Data extracted from a collection
※ ※ ※

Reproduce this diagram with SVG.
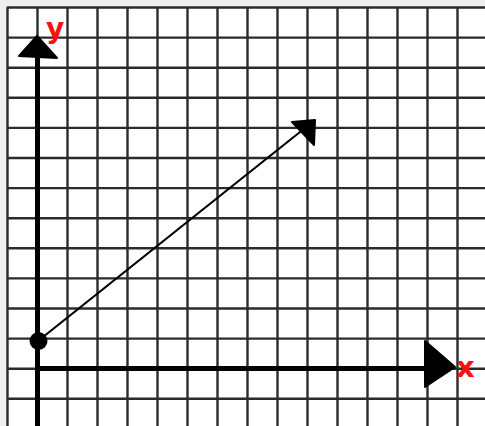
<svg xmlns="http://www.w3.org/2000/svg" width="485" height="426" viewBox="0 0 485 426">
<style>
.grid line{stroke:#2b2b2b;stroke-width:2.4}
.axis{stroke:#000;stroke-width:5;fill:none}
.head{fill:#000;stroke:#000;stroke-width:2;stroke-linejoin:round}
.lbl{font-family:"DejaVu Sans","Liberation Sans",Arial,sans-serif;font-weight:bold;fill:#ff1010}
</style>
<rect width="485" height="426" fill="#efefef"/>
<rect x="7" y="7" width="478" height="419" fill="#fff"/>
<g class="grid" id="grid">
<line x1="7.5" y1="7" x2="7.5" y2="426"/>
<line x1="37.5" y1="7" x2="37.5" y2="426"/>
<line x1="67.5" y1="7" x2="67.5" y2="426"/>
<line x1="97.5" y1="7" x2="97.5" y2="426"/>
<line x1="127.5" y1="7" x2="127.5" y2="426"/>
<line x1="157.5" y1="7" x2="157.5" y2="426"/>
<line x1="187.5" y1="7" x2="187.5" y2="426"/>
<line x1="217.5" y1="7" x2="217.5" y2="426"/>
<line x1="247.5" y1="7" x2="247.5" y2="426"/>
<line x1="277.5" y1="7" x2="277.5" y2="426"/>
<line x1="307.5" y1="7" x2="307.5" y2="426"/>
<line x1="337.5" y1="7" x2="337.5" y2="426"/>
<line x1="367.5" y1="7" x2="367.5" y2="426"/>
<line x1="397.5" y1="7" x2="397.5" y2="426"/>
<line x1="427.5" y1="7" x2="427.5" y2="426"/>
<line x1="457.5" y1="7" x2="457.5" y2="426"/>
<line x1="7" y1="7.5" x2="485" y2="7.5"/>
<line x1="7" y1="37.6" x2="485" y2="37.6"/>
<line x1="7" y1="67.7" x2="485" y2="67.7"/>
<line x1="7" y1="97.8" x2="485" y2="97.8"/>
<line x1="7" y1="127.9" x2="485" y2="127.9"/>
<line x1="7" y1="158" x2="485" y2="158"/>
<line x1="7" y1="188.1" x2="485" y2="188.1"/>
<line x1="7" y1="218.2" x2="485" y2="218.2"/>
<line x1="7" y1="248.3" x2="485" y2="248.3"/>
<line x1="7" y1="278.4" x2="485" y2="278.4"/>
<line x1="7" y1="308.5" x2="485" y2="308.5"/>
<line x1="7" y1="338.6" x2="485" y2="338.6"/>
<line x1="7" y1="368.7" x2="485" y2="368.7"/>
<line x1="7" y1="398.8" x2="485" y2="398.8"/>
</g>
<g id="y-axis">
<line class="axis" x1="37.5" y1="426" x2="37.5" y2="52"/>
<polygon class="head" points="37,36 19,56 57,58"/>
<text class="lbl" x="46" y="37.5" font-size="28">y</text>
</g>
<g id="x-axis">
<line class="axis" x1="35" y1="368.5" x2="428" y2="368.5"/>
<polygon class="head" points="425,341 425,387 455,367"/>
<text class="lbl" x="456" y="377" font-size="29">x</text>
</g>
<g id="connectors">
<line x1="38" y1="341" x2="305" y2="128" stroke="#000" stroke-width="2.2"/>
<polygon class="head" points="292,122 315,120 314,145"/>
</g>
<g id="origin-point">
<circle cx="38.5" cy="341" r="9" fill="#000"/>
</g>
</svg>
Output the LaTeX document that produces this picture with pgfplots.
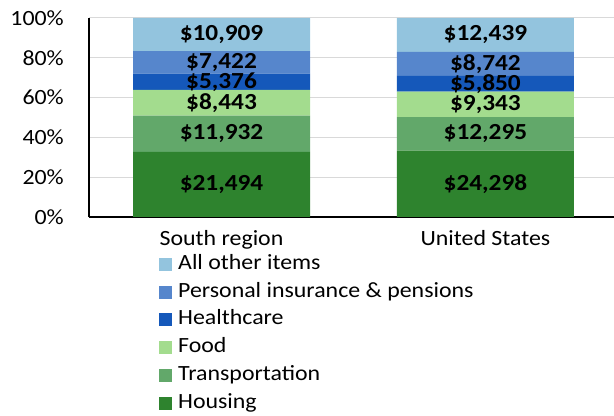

※ ※ ※

• _SET TASK_
Transcribe each line above verbatim, with the pictures left out.

• _RESPONSE TO THE TASK_
Reproduce this diagram with SVG.
<svg xmlns="http://www.w3.org/2000/svg" width="485" height="426" viewBox="0 0 485 426">
<style>
.grid line{stroke:#2b2b2b;stroke-width:2.4}
.axis{stroke:#000;stroke-width:5;fill:none}
.head{fill:#000;stroke:#000;stroke-width:2;stroke-linejoin:round}
.lbl{font-family:"DejaVu Sans","Liberation Sans",Arial,sans-serif;font-weight:bold;fill:#ff1010}
</style>
<rect width="485" height="426" fill="#efefef"/>
<rect x="7" y="7" width="478" height="419" fill="#fff"/>
<g class="grid" id="grid">
<line x1="7.5" y1="7" x2="7.5" y2="426"/>
<line x1="37.5" y1="7" x2="37.5" y2="426"/>
<line x1="67.5" y1="7" x2="67.5" y2="426"/>
<line x1="97.5" y1="7" x2="97.5" y2="426"/>
<line x1="127.5" y1="7" x2="127.5" y2="426"/>
<line x1="157.5" y1="7" x2="157.5" y2="426"/>
<line x1="187.5" y1="7" x2="187.5" y2="426"/>
<line x1="217.5" y1="7" x2="217.5" y2="426"/>
<line x1="247.5" y1="7" x2="247.5" y2="426"/>
<line x1="277.5" y1="7" x2="277.5" y2="426"/>
<line x1="307.5" y1="7" x2="307.5" y2="426"/>
<line x1="337.5" y1="7" x2="337.5" y2="426"/>
<line x1="367.5" y1="7" x2="367.5" y2="426"/>
<line x1="397.5" y1="7" x2="397.5" y2="426"/>
<line x1="427.5" y1="7" x2="427.5" y2="426"/>
<line x1="457.5" y1="7" x2="457.5" y2="426"/>
<line x1="7" y1="7.5" x2="485" y2="7.5"/>
<line x1="7" y1="37.6" x2="485" y2="37.6"/>
<line x1="7" y1="67.7" x2="485" y2="67.7"/>
<line x1="7" y1="97.8" x2="485" y2="97.8"/>
<line x1="7" y1="127.9" x2="485" y2="127.9"/>
<line x1="7" y1="158" x2="485" y2="158"/>
<line x1="7" y1="188.1" x2="485" y2="188.1"/>
<line x1="7" y1="218.2" x2="485" y2="218.2"/>
<line x1="7" y1="248.3" x2="485" y2="248.3"/>
<line x1="7" y1="278.4" x2="485" y2="278.4"/>
<line x1="7" y1="308.5" x2="485" y2="308.5"/>
<line x1="7" y1="338.6" x2="485" y2="338.6"/>
<line x1="7" y1="368.7" x2="485" y2="368.7"/>
<line x1="7" y1="398.8" x2="485" y2="398.8"/>
</g>
<g id="y-axis">
<line class="axis" x1="37.5" y1="426" x2="37.5" y2="52"/>
<polygon class="head" points="37,36 19,56 57,58"/>
<text class="lbl" x="46" y="37.5" font-size="28">y</text>
</g>
<g id="x-axis">
<line class="axis" x1="35" y1="368.5" x2="428" y2="368.5"/>
<polygon class="head" points="425,341 425,387 455,367"/>
<text class="lbl" x="456" y="377" font-size="29">x</text>
</g>
<g id="connectors">
<line x1="38" y1="341" x2="305" y2="128" stroke="#000" stroke-width="2.2"/>
<polygon class="head" points="292,122 315,120 314,145"/>
</g>
<g id="origin-point">
<circle cx="38.5" cy="341" r="9" fill="#000"/>
</g>
</svg>
Output the LaTeX document that produces this picture with pgfplots.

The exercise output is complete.